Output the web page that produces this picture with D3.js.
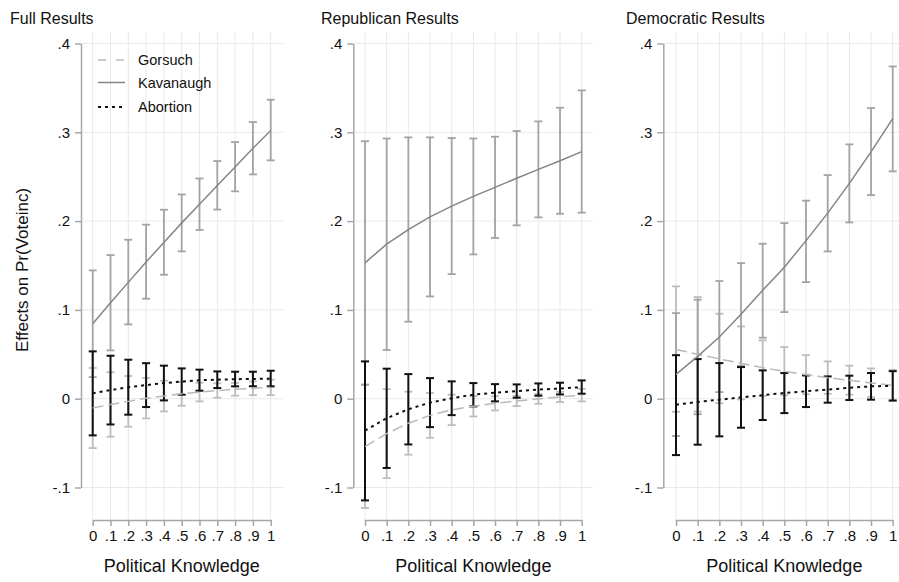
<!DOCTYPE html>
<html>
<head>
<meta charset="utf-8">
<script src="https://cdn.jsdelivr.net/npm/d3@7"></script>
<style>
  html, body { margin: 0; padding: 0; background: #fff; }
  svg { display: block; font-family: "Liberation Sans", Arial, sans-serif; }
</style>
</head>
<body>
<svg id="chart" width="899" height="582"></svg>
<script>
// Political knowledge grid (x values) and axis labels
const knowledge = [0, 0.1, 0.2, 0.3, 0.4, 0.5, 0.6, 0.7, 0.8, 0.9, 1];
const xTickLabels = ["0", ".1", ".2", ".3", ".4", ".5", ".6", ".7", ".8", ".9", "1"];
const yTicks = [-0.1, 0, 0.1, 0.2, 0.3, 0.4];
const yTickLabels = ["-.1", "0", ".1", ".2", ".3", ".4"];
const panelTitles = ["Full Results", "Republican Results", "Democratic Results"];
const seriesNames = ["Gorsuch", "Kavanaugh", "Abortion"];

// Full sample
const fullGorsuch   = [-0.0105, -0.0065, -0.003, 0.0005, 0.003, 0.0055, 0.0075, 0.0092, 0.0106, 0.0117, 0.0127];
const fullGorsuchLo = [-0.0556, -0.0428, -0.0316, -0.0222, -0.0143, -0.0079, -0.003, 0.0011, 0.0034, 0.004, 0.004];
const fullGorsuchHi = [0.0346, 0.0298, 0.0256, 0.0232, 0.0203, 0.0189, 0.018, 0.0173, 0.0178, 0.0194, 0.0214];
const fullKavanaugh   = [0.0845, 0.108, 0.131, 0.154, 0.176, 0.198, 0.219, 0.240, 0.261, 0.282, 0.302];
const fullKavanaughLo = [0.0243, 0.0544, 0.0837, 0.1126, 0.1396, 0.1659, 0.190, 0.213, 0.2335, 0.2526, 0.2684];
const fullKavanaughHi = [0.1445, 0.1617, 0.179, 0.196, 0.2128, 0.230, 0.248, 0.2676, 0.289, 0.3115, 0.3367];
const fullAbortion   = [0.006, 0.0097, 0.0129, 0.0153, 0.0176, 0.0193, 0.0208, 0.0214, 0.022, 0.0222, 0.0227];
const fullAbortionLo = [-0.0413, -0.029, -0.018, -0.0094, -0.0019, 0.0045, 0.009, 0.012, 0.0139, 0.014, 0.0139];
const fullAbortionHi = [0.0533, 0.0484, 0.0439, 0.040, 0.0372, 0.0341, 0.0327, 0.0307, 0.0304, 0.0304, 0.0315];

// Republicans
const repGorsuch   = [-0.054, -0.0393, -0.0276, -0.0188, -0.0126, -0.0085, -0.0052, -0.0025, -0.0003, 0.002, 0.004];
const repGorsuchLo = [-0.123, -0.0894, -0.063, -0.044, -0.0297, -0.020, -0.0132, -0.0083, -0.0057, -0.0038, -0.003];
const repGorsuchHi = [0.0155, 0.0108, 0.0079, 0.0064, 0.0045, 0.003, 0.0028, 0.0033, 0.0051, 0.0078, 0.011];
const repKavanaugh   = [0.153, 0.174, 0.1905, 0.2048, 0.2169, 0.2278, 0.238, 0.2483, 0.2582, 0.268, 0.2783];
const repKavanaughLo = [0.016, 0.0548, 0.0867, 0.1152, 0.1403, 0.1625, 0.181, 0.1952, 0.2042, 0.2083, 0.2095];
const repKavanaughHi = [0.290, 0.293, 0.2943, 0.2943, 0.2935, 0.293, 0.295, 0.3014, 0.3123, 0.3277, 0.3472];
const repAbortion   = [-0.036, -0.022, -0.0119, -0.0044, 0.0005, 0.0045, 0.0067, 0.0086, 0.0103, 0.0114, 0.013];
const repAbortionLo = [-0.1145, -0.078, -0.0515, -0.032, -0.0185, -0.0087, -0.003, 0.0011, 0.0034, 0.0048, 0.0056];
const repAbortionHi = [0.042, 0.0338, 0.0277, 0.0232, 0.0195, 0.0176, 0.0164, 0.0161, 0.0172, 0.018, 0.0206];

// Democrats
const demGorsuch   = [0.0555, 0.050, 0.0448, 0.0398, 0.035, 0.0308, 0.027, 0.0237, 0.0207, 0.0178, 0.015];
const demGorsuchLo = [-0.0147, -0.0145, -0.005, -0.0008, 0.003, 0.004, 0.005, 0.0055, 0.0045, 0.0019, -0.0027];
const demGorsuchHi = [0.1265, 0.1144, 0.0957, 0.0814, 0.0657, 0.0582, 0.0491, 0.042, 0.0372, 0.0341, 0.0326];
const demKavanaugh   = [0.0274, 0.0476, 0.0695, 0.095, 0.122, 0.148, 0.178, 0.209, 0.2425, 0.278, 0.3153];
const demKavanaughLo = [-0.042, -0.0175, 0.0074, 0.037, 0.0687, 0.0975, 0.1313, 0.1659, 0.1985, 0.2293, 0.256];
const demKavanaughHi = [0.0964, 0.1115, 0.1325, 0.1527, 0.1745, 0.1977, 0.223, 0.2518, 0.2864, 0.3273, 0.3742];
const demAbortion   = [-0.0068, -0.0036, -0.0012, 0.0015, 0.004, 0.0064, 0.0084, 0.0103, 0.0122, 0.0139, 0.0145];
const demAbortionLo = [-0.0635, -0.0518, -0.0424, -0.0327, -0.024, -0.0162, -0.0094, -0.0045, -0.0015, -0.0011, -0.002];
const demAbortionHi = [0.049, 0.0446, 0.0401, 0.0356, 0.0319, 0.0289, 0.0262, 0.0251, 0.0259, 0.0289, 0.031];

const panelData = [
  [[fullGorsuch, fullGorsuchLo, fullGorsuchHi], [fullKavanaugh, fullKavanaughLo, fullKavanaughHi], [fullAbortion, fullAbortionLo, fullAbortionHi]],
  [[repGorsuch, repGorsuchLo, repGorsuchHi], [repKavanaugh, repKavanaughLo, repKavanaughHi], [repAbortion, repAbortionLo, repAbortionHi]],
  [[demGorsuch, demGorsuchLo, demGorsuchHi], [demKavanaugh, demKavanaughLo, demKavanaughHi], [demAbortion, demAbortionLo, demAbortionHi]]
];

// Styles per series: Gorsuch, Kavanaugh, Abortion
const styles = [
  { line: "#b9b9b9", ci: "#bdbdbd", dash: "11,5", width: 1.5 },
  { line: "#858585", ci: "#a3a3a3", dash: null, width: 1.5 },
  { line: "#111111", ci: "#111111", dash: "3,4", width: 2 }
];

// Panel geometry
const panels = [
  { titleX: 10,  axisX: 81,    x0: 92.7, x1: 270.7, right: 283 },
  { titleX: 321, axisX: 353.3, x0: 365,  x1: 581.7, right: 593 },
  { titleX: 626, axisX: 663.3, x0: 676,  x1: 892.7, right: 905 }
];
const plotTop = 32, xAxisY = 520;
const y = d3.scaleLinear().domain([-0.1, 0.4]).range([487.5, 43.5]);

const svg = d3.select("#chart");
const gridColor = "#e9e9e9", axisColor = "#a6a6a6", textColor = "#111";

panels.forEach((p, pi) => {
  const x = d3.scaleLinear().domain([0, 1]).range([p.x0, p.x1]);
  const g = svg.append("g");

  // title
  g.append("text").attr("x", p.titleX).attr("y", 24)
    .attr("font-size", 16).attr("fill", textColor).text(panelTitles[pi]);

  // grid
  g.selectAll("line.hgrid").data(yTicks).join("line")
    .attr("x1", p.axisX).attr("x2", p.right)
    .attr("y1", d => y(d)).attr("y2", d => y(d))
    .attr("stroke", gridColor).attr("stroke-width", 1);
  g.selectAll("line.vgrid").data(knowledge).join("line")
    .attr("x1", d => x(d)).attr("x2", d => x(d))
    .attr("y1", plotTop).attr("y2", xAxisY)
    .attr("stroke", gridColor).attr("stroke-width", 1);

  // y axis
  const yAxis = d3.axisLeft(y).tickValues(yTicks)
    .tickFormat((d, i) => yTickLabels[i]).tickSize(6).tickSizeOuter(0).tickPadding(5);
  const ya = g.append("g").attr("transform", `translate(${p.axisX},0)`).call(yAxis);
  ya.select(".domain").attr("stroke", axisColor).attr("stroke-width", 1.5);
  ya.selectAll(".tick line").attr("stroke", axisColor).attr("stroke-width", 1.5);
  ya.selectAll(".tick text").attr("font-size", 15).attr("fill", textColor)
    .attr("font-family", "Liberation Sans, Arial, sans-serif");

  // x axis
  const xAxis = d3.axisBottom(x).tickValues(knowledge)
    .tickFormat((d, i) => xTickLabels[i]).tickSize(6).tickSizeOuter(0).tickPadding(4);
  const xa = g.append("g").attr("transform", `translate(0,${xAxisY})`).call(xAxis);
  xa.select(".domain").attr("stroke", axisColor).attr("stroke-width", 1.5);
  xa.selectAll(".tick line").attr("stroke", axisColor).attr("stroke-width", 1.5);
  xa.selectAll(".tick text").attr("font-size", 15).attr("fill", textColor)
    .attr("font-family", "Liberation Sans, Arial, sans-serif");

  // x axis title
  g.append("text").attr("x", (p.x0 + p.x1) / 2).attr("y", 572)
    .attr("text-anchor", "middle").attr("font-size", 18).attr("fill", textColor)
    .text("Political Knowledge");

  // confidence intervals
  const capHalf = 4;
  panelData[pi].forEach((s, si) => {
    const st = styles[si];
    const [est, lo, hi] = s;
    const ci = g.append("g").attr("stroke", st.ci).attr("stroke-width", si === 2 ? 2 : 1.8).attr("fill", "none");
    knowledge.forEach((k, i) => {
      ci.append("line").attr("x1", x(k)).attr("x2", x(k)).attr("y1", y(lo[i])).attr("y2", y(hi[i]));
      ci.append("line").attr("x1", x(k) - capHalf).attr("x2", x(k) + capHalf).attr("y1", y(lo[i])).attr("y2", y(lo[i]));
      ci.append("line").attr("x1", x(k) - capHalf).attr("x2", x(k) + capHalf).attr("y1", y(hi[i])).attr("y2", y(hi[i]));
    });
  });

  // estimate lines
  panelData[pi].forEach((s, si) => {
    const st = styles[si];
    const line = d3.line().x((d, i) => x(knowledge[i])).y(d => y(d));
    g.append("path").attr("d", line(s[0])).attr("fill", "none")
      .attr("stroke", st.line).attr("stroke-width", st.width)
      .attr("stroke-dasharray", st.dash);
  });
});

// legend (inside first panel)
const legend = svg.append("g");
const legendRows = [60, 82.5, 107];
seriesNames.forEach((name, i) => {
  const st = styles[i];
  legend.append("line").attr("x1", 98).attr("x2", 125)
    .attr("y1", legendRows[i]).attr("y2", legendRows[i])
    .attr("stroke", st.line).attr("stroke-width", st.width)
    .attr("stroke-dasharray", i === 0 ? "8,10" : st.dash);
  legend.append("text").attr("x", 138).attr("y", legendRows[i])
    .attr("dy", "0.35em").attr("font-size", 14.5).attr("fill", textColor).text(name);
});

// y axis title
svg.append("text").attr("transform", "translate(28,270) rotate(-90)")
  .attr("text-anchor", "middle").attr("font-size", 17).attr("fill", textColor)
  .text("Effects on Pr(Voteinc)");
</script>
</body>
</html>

━━━

Work instructions:
Please quote the lines of the material, beginning with the first and ending with the one that contains "0.0304, 0.0304, 0.0315];", exactly as written and without any pictures.

Answer to this problem:
Output the web page that produces this picture with D3.js.
<!DOCTYPE html>
<html>
<head>
<meta charset="utf-8">
<script src="https://cdn.jsdelivr.net/npm/d3@7"></script>
<style>
  html, body { margin: 0; padding: 0; background: #fff; }
  svg { display: block; font-family: "Liberation Sans", Arial, sans-serif; }
</style>
</head>
<body>
<svg id="chart" width="899" height="582"></svg>
<script>
// Political knowledge grid (x values) and axis labels
const knowledge = [0, 0.1, 0.2, 0.3, 0.4, 0.5, 0.6, 0.7, 0.8, 0.9, 1];
const xTickLabels = ["0", ".1", ".2", ".3", ".4", ".5", ".6", ".7", ".8", ".9", "1"];
const yTicks = [-0.1, 0, 0.1, 0.2, 0.3, 0.4];
const yTickLabels = ["-.1", "0", ".1", ".2", ".3", ".4"];
const panelTitles = ["Full Results", "Republican Results", "Democratic Results"];
const seriesNames = ["Gorsuch", "Kavanaugh", "Abortion"];

// Full sample
const fullGorsuch   = [-0.0105, -0.0065, -0.003, 0.0005, 0.003, 0.0055, 0.0075, 0.0092, 0.0106, 0.0117, 0.0127];
const fullGorsuchLo = [-0.0556, -0.0428, -0.0316, -0.0222, -0.0143, -0.0079, -0.003, 0.0011, 0.0034, 0.004, 0.004];
const fullGorsuchHi = [0.0346, 0.0298, 0.0256, 0.0232, 0.0203, 0.0189, 0.018, 0.0173, 0.0178, 0.0194, 0.0214];
const fullKavanaugh   = [0.0845, 0.108, 0.131, 0.154, 0.176, 0.198, 0.219, 0.240, 0.261, 0.282, 0.302];
const fullKavanaughLo = [0.0243, 0.0544, 0.0837, 0.1126, 0.1396, 0.1659, 0.190, 0.213, 0.2335, 0.2526, 0.2684];
const fullKavanaughHi = [0.1445, 0.1617, 0.179, 0.196, 0.2128, 0.230, 0.248, 0.2676, 0.289, 0.3115, 0.3367];
const fullAbortion   = [0.006, 0.0097, 0.0129, 0.0153, 0.0176, 0.0193, 0.0208, 0.0214, 0.022, 0.0222, 0.0227];
const fullAbortionLo = [-0.0413, -0.029, -0.018, -0.0094, -0.0019, 0.0045, 0.009, 0.012, 0.0139, 0.014, 0.0139];
const fullAbortionHi = [0.0533, 0.0484, 0.0439, 0.040, 0.0372, 0.0341, 0.0327, 0.0307, 0.0304, 0.0304, 0.0315];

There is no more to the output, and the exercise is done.